Most Americans want to keep coverage for pre-existing conditions

Multiple polls show that a majority of Americans want to keep the Affordable Care Act's mandated coverage for pre-existing conditions. 

A recent Washington Post/ABC News poll found 70 percent of Americans support a mandate on coverage for pre-existing conditions and other basic insurance benefits. 

But that's been a deal breaker for the far right 

But Republicans need to get the far right wing of their party on board to get a healthcare bill passed. 

This week, the GOP added the "MacArthur Amendment" to the American Health Care Act to do just that. 

The amendment was brokered by conservative House Freedom Caucus Chairman Mark Meadows and moderate Tuesday Group co-chair Tom MacArthur. 

The MacArthur Amendment 

The amendment gives states the ability to opt out of certain health insurance requirements, including fair coverage for people with pre-existing conditions. 

This means insurers in states that opt out could charge people with cancer, or another condition significantly more than other people. 

Insurers could also set their own essential health benefits, meaning they could drop some components of insurance packages that are currently required. 

Pressure is on the moderates 

The amended bill, which the Freedom Caucus officially endorsed Wednesday, is driving away more moderate Republicans. 

Some Republicans who supported the original bill are backing away from the new version. 

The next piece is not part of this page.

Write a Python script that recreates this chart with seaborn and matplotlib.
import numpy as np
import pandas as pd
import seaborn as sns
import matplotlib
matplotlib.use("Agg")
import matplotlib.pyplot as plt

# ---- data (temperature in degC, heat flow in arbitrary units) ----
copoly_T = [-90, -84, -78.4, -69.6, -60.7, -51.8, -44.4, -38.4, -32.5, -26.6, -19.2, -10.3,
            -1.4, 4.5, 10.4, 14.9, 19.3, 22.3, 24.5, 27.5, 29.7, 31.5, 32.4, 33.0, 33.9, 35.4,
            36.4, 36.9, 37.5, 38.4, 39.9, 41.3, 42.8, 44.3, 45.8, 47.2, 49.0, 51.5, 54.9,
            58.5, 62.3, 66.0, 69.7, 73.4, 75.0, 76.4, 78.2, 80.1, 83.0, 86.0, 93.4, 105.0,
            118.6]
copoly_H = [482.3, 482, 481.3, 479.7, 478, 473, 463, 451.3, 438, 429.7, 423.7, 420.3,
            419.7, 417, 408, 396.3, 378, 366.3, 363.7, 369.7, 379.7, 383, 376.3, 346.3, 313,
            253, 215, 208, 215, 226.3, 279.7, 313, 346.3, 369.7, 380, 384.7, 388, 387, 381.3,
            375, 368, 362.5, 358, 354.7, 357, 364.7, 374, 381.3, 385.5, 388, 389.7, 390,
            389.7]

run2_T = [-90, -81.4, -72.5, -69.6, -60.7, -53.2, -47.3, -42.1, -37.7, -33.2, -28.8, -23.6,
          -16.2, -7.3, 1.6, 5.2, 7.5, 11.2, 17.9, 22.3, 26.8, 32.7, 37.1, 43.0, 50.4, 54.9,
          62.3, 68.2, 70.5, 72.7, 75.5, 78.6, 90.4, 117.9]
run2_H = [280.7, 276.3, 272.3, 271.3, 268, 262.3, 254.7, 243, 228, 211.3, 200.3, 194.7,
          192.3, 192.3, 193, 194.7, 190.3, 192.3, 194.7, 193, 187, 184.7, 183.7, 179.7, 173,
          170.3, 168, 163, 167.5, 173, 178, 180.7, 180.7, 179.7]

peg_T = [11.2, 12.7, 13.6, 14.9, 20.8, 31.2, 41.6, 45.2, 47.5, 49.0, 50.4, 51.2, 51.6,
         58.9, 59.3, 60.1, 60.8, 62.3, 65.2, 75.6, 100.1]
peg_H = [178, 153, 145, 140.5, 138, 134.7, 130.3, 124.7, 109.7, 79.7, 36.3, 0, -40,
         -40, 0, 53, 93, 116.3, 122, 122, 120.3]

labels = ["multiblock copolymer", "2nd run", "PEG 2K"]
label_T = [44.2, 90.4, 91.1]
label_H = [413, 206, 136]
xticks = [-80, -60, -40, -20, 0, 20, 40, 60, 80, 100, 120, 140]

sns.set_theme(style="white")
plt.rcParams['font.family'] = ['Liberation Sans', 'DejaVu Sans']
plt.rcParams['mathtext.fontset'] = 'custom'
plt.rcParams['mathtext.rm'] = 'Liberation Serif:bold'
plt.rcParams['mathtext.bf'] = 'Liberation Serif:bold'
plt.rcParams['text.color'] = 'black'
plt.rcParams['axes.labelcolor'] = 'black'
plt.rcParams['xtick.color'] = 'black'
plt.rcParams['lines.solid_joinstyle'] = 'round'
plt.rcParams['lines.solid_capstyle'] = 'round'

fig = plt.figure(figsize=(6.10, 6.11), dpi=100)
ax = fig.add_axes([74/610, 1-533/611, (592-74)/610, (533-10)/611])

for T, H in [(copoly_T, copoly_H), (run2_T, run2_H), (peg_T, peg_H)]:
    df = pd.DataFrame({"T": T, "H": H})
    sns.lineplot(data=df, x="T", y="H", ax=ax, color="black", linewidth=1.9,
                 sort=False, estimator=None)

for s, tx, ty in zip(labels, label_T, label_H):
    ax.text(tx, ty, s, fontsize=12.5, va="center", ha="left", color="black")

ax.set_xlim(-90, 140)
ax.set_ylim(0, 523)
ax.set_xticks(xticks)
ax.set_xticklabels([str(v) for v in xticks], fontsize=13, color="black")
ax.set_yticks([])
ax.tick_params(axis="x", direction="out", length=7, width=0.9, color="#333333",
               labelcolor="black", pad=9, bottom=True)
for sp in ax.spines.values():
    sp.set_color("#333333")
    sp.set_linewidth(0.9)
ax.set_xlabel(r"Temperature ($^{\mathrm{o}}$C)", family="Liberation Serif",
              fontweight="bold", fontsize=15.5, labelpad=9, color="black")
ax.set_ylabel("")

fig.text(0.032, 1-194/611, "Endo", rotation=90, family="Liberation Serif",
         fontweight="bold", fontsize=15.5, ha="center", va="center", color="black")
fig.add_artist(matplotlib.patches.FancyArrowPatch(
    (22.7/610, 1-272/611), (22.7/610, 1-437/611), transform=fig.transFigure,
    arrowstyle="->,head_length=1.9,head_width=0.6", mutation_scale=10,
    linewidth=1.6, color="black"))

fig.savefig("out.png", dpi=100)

"It seems like a fairly complicated proposal and it's going to take a little while to review it... and make sure people are protected in terms of pre-existing conditions and I'm not there yet," Colorado Rep. Mike Coffman told reporters this week. 

Time to whip the votes 

Republicans can only afford to lose 22 votes and still pass the bill, since no Democrats are expected to support the legislation. 

At 10 Republicans have said they are voting "no" on the new bill, but many more are waffling. 

GOP leaders haven't ruled out the possibility of holding a vote on Friday, but House Speaker Paul Ryan told reporters Thursday they will wait until they are sure it can pass.